Apparently, the higher your salary, the more time your employer will pay you not to work.

Photo: VacationIdea.com

Quartz Survey Results

A recent survey conducted by Quartz found that people with higher salaries get more paid days off. This means that half the people in the top 25% of earners received at least 10 days of paid vacation. Which is great, but only one-tenth of the bottom 25% got this amount of time off.

Paid vacation time is often overlooked in measures of pay inequality in the United States. This is because the value of time off does not appear in the household income statistics. Yet paid vacation time is a huge factor when looking at lifestyle differences between the American poor and the rich.

The polarity does not sit well in an era of growing divergence between the rich and the poor. Unlike in the EU, where companies are obliged to give workers a minimum of 20 vacation days, there is no legal minimum in the U.S.

Major Difference in Workforce Benefits

The UK and the US may share a common language, but there are some serious cultural differences. Such differences can make the two places feel as if they’re worlds apart. When it comes to work-life balance and careers, there are some major differences between Americans and Brits. One of the biggest culture shocks is the American attitude towards vacation days.
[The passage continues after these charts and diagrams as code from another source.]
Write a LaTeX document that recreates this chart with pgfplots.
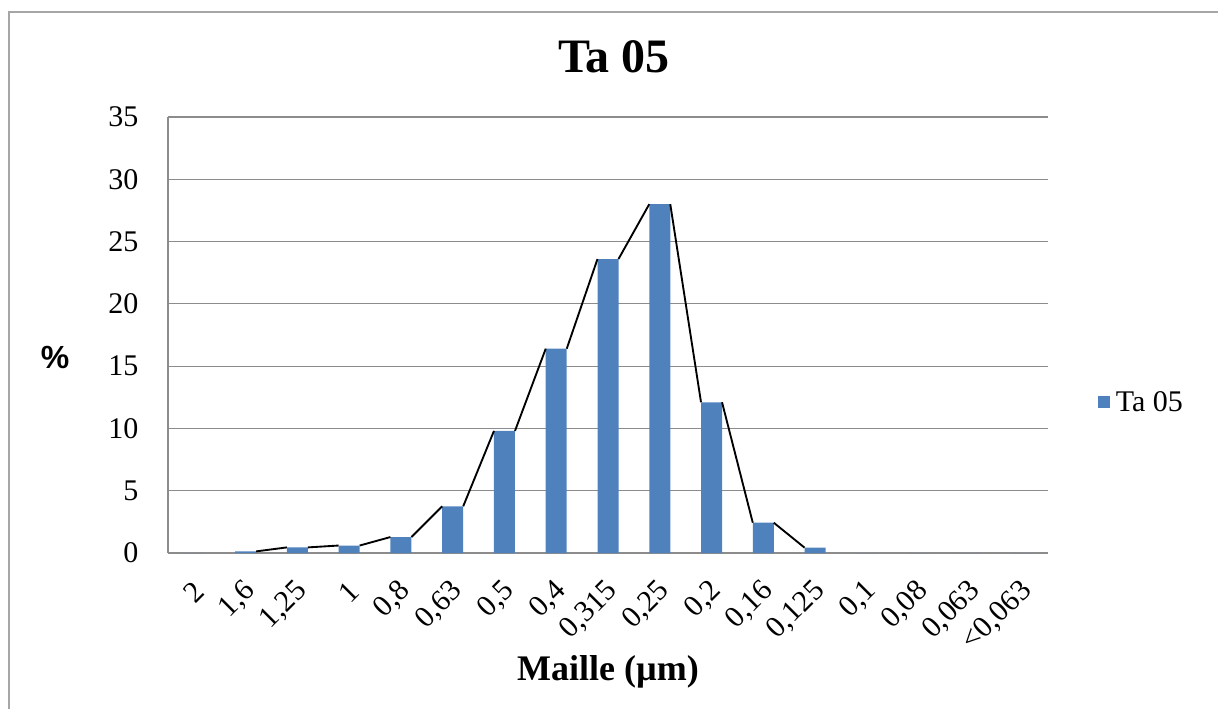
\documentclass[border=0pt]{standalone}
\usepackage{pgfplots}
\pgfplotsset{compat=1.18}
\usepackage{fontspec}
\setmainfont{Liberation Serif}
\newfontfamily\arialfont{Liberation Sans}
\definecolor{barblue}{HTML}{4F81BD}
\definecolor{gridgray}{HTML}{8C8C8C}
\definecolor{framegray}{HTML}{A6A6A6}
\begin{document}
\begin{tikzpicture}
\useasboundingbox (0pt,0pt) rectangle (913.5pt,-531.75pt);
% outer chart frame (left and top edges visible)
\draw[framegray, line width=1.6pt] (6.75pt,-531.75pt) -- (6.75pt,-9pt) -- (913.5pt,-9pt);
\begin{axis}[
  at={(126pt,-414.75pt)}, anchor=south west,
  scale only axis, width=660pt, height=327pt,
  xmin=-0.5, xmax=16.5, ymin=0, ymax=35,
  ytick={0,5,...,35},
  xtick={0,...,16},
  xticklabels={2,{1,6},{1,25},1,{0,8},{0,63},{0,5},{0,4},{0,315},{0,25},{0,2},{0,16},{0,125},{0,1},{0,08},{0,063},{<0,063}},
  axis lines*=left,
  axis line style={gridgray, line width=0.8pt},
  major tick length=0pt,
  ymajorgrids, grid style={gridgray, line width=0.8pt},
  /pgf/number format/assume math mode=true,
  tick label style={font=\fontsize{22.5}{26}\selectfont},
  yticklabel style={anchor=east, inner sep=0pt, xshift=-22pt},
  xticklabel style={inner sep=0pt, yshift=-25pt, xshift=4pt, rotate=45, anchor=east},
  unbounded coords=jump,
  legend style={at={(1.057,0.346)}, anchor=west, draw=none, fill=none,
    font=\fontsize{22.5}{26}\selectfont, inner sep=0pt,
    nodes={inner sep=4pt}},
  legend image code/.code={\fill[barblue] (0pt,-4.5pt) rectangle (9pt,4.5pt);},
]
\addplot[ybar, bar width=15.75pt, fill=barblue, draw=none] coordinates {
  (0,0) (1,0.13) (2,0.45) (3,0.6) (4,1.28) (5,3.75) (6,9.8) (7,16.4)
  (8,23.6) (9,28.0) (10,12.1) (11,2.43) (12,0.43) (13,0) (14,0) (15,0) (16,0)
};
\addlegendentry{Ta 05}
\addplot[black, line width=1.4pt, forget plot] coordinates {
  (1.203,0.13) (1.797,0.45) (1.8,nan)
  (2.203,0.45) (2.797,0.6) (2.8,nan)
  (3.203,0.6) (3.797,1.28) (3.8,nan)
  (4.203,1.28) (4.797,3.75) (4.8,nan)
  (5.203,3.75) (5.797,9.8) (5.8,nan)
  (6.203,9.8) (6.797,16.4) (6.8,nan)
  (7.203,16.4) (7.797,23.6) (7.8,nan)
  (8.203,23.6) (8.797,28.0) (8.8,nan)
  (9.203,28.0) (9.797,12.1) (9.8,nan)
  (10.203,12.1) (10.797,2.43) (10.8,nan)
  (11.203,2.43) (11.797,0.43)
};
\end{axis}
\node[anchor=base, font=\fontsize{36}{42}\selectfont\bfseries] at (460.5pt,-54.75pt) {Ta 05};
\node[font=\arialfont\fontsize{24}{28}\selectfont\bfseries] at (41.25pt,-268pt) {\%};
\node[anchor=base, font=\fontsize{27}{31}\selectfont\bfseries] at (456pt,-510pt) {Maille (µm)};
\end{tikzpicture}
\end{document}
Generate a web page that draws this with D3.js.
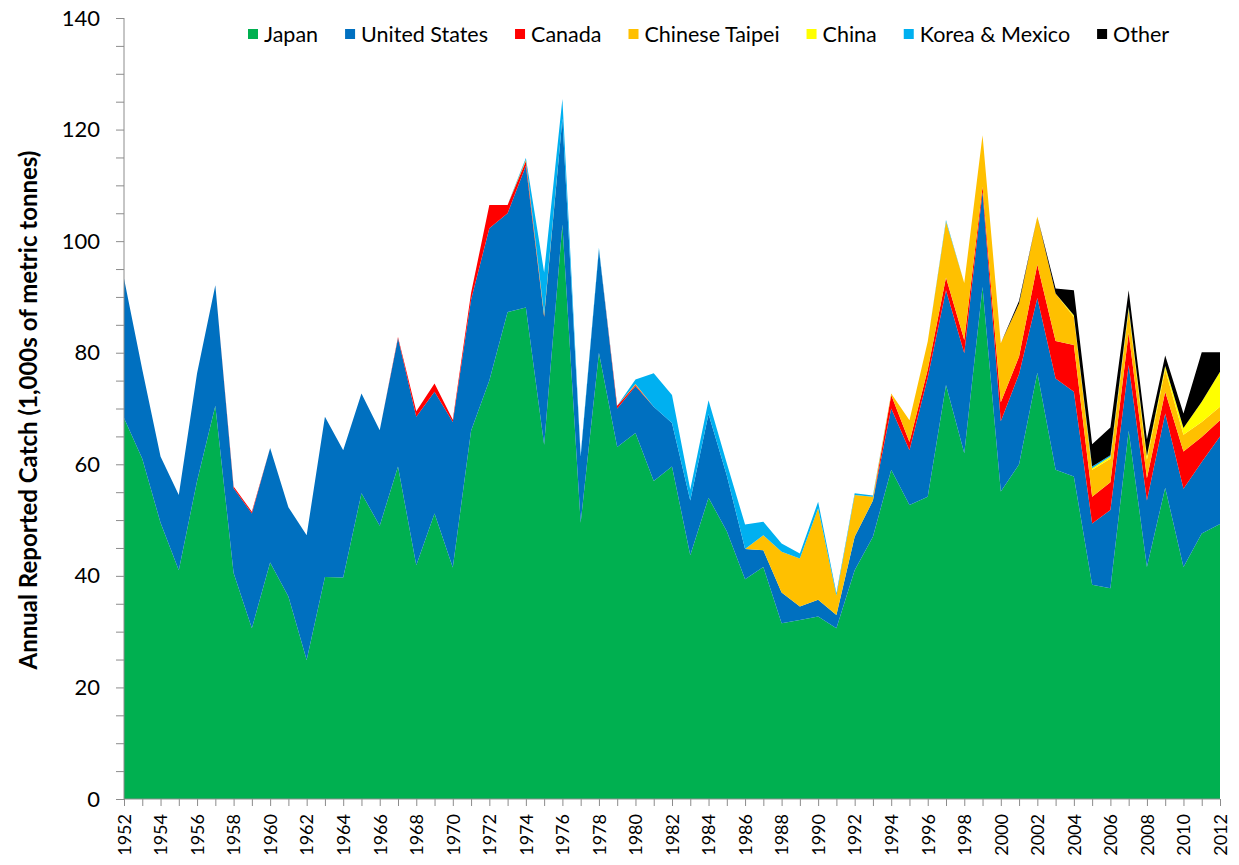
<!DOCTYPE html>
<html>
<head>
<meta charset="utf-8">
<script src="https://cdn.jsdelivr.net/npm/d3@7"></script>
<style>
  body { margin: 0; background: #fff; }
  text { font-family: Lato, "Open Sans", sans-serif; fill: #000; }
  .axis path, .axis line { stroke: #8c8c8c; }
</style>
</head>
<body>
<div id="chart"></div>
<script>
// years on the x axis
var years = d3.range(1952, 2013)

// catch by fleet, 1,000s of metric tonnes
var japan = [
  68.3, 61, 49.5, 41, 57, 70.5, 40.5, 30.6, 42.4, 36.3,
  24.9, 39.8, 39.7, 54.8, 49, 59.6, 41.9, 51.2, 41.5, 66,
  75, 87.3, 88.1, 63.5, 103, 49.5, 80, 63.1, 65.6, 57,
  59.6, 43.7, 54, 48, 39.4, 41.6, 31.5, 32.1, 32.7, 30.6,
  41, 47, 59, 52.7, 54.2, 74.2, 62, 91.8, 55.1, 60,
  76.4, 59, 57.8, 38.4, 37.8, 66, 41.6, 55.8, 41.6, 47.6,
  49.3]
var unitedStates = [
  25, 16, 11.9, 13.5, 19.3, 21.6, 15.2, 20.6, 20.5, 16,
  22.4, 28.7, 22.8, 17.9, 17.1, 23, 26.6, 21.8, 26.1, 23.5,
  27.3, 17.7, 25.4, 22.9, 19, 11.9, 18.5, 6.9, 8.4, 13.3,
  7.8, 9.8, 15, 10, 5.4, 3, 5.5, 2.4, 3, 2.4,
  6, 6.5, 11, 9.8, 21.3, 17, 17.9, 17, 12.6, 16.2,
  13.4, 16.4, 15.2, 11, 14, 11.8, 11.9, 13.3, 14, 12.8,
  15.7]
var canada = [
  0, 0, 0, 0, 0, 0, 0.3, 0.3, 0, 0,
  0, 0, 0, 0, 0, 0.2, 1, 1.5, 0.4, 1.2,
  4.2, 1.5, 0.8, 0.2, 0, 0, 0, 0.5, 0.2, 0,
  0, 0, 0, 0, 0, 0, 0, 0, 0, 0,
  0, 0, 2.4, 1.5, 1.5, 2.3, 2.4, 1, 3.4, 3.1,
  6, 6.7, 8.4, 4.8, 5, 5.8, 4, 3.9, 6.7, 4.5,
  2.9]
var chineseTaipei = [
  0, 0, 0, 0, 0, 0, 0, 0, 0, 0,
  0, 0, 0, 0, 0, 0, 0, 0, 0, 0,
  0, 0, 0.3, 0.3, 0, 0, 0, 0, 0.2, 0,
  0, 0, 0, 0, 0, 2.7, 7.3, 8.6, 16.4, 3.5,
  7.5, 0.7, 0.3, 3.9, 5, 10, 10.2, 9.2, 10.6, 9.5,
  8.6, 8.5, 5, 4.8, 4.2, 4, 3.3, 4, 3, 2.7,
  2.4]
var china = [
  0, 0, 0, 0, 0, 0, 0, 0, 0, 0,
  0, 0, 0, 0, 0, 0, 0, 0, 0, 0,
  0, 0, 0, 0, 0, 0, 0, 0, 0, 0,
  0, 0, 0, 0, 0, 0, 0, 0, 0, 0,
  0, 0, 0, 0, 0, 0, 0, 0, 0, 0,
  0, 0, 0.3, 0.3, 0.4, 0.4, 0.7, 0.6, 1.2, 3.6,
  6.3]
var koreaMexico = [
  0, 0, 0, 0, 0, 0, 0, 0, 0, 0,
  0, 0, 0, 0, 0, 0, 0, 0, 0, 0,
  0, 0, 0.3, 7.5, 3.5, 0.3, 0.3, 0, 0.8, 6,
  5, 2, 2.5, 2.2, 4.4, 2.4, 1.5, 0.9, 1.2, 0.4,
  0.3, 0.2, 0, 0, 0, 0.3, 0, 0, 0, 0,
  0, 0, 0, 0.3, 0.2, 0.2, 0, 0, 0, 0,
  0]
var other = [
  0, 0, 0, 0, 0, 0, 0, 0, 0, 0,
  0, 0, 0, 0, 0, 0, 0, 0, 0, 0,
  0, 0, 0, 0, 0, 0, 0, 0, 0, 0,
  0, 0, 0, 0, 0, 0, 0, 0, 0, 0,
  0, 0, 0, 0, 0, 0, 0, 0, 0, 0.5,
  0, 0.9, 4.5, 4, 5, 3, 3, 1.9, 2.6, 8.9,
  3.5]

var seriesNames = ['Japan', 'United States', 'Canada', 'Chinese Taipei', 'China', 'Korea & Mexico', 'Other']
var seriesValues = [japan, unitedStates, canada, chineseTaipei, china, koreaMexico, other]
var seriesColors = ['#00b050', '#0070c0', '#ff0000', '#ffc000', '#ffff00', '#00b0f0', '#000000']

var yTicks = d3.range(0, 141, 5)

// page size and plot box
var svgWidth = 1239
var svgHeight = 865
var margin = { top: 18, left: 124, right: 19, bottom: 66 }

var svg = d3.select('#chart')
  .append('svg')
  .attr('width', svgWidth)
  .attr('height', svgHeight)

// scales
var xPositionScale = d3.scaleLinear()
  .domain([1952, 2012])
  .range([margin.left, svgWidth - margin.right])

var yPositionScale = d3.scaleLinear()
  .domain([0, 140])
  .range([svgHeight - margin.bottom, margin.top])

// one row per year, then stack
var rows = years.map(function(year, i) {
  var row = { year: year }
  seriesNames.forEach(function(name, k) {
    row[name] = seriesValues[k][i]
  })
  return row
})

var stacked = d3.stack().keys(seriesNames)(rows)

var area = d3.area()
  .x(function(d) { return xPositionScale(d.data.year) })
  .y0(function(d) { return yPositionScale(d[0]) })
  .y1(function(d) { return yPositionScale(d[1]) })

svg.append('g')
  .selectAll('path')
  .data(stacked)
  .enter()
  .append('path')
  .attr('d', area)
  .attr('fill', function(d, i) { return seriesColors[i] })

// y axis, small ticks every 5, labels every 20
var yAxis = d3.axisLeft(yPositionScale)
  .tickValues(yTicks)
  .tickSize(8)
  .tickPadding(16)
  .tickFormat(function(d) { return d % 20 === 0 ? d : '' })

svg.append('g')
  .attr('class', 'axis y-axis')
  .attr('transform', 'translate(' + margin.left + ',0)')
  .call(yAxis)
  .call(function(g) { g.select('.domain').attr('d', 'M0,' + yPositionScale(140) + 'V' + yPositionScale(0)) })
  .selectAll('text')
  .style('font-size', '22px')

// x axis, tick every year, label every other year
var xAxis = d3.axisBottom(xPositionScale)
  .tickValues(years)
  .tickSize(7)
  .tickFormat(function(d) { return d % 2 === 0 ? d : '' })

var xg = svg.append('g')
  .attr('class', 'axis x-axis')
  .attr('transform', 'translate(0,' + yPositionScale(0) + ')')
  .call(xAxis)

xg.select('.domain').attr('d', 'M' + xPositionScale(1952) + ',0H' + xPositionScale(2012))

xg.selectAll('text')
  .style('font-size', '18px')
  .attr('text-anchor', 'end')
  .attr('y', 0)
  .attr('dy', '0.35em')
  .attr('transform', 'translate(0,15) rotate(-90)')

// axis title
svg.append('text')
  .text('Annual Reported Catch (1,000s of metric tonnes)')
  .attr('transform', 'translate(29,' + 410 + ') rotate(-90)')
  .attr('text-anchor', 'middle')
  .attr('dy', '0.35em')
  .style('font-size', '24px')
  .style('font-weight', 'bold')

// legend across the top
var legend = svg.append('g')
  .attr('class', 'legend')
var legendX = 248
seriesNames.forEach(function(name, i) {
  var item = legend.append('g')
    .attr('transform', 'translate(' + legendX + ',29)')
  item.append('rect')
    .attr('width', 10)
    .attr('height', 10)
    .attr('fill', seriesColors[i])
  var label = item.append('text')
    .text(name)
    .attr('x', 16)
    .attr('y', 5)
    .attr('dy', '0.35em')
    .style('font-size', '21.5px')
  legendX = legendX + 16 + label.node().getComputedTextLength() + 27
})
</script>
</body>
</html>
In the UK, almost all full-time workers are legally entitled to at least 28 days of paid vacation a year. Most employers will include eight bank and public holidays into that figure, leaving the average British worker with about 20 days of vacation.

A 2013 study by the Center for Economic and Policy Research found that the US was the only advanced economy in the world that didn’t mandate any paid vacation for the workforce. Almost one in four Americans have no paid vacations and no paid holidays.

And those who are blessed with time off average just 10 days of paid vacation and about six paid holidays a year. That’s less than the minimum legal standard for many of the world’s richest economies— except Japan, which guarantees 10 paid vacation days but no paid holidays, according to the study.

Why Do We Need More Time Off?

Several studies have found that taking time away from work can improve productivity, increase happiness, and spark creativity.

Americans and their brains are preoccupied with work much of the time. Throughout history, people have intuited that such puritanical devotion to perpetual busyness does not, in fact, translate to greater productivity and is not particularly healthy.

What if the brain requires substantial downtime to remain industrious and generate its most innovative ideas? “Idleness is not just a vacation, an indulgence or a vice; it is as indispensable to the brain as vitamin D is to the body, and deprived of it we suffer a mental affliction as disfiguring as rickets,” essayist Tim Kreider wrote in The New York Times. “Space and quiet that idleness provides is a necessary condition for standing back from life and seeing it whole, for making unexpected connections and waiting for the wild summer lightning strikes of inspiration—it is, paradoxically, necessary to getting any work done.”

In other words, taking time off is a win for everyone — including you, your boss, and even the economy.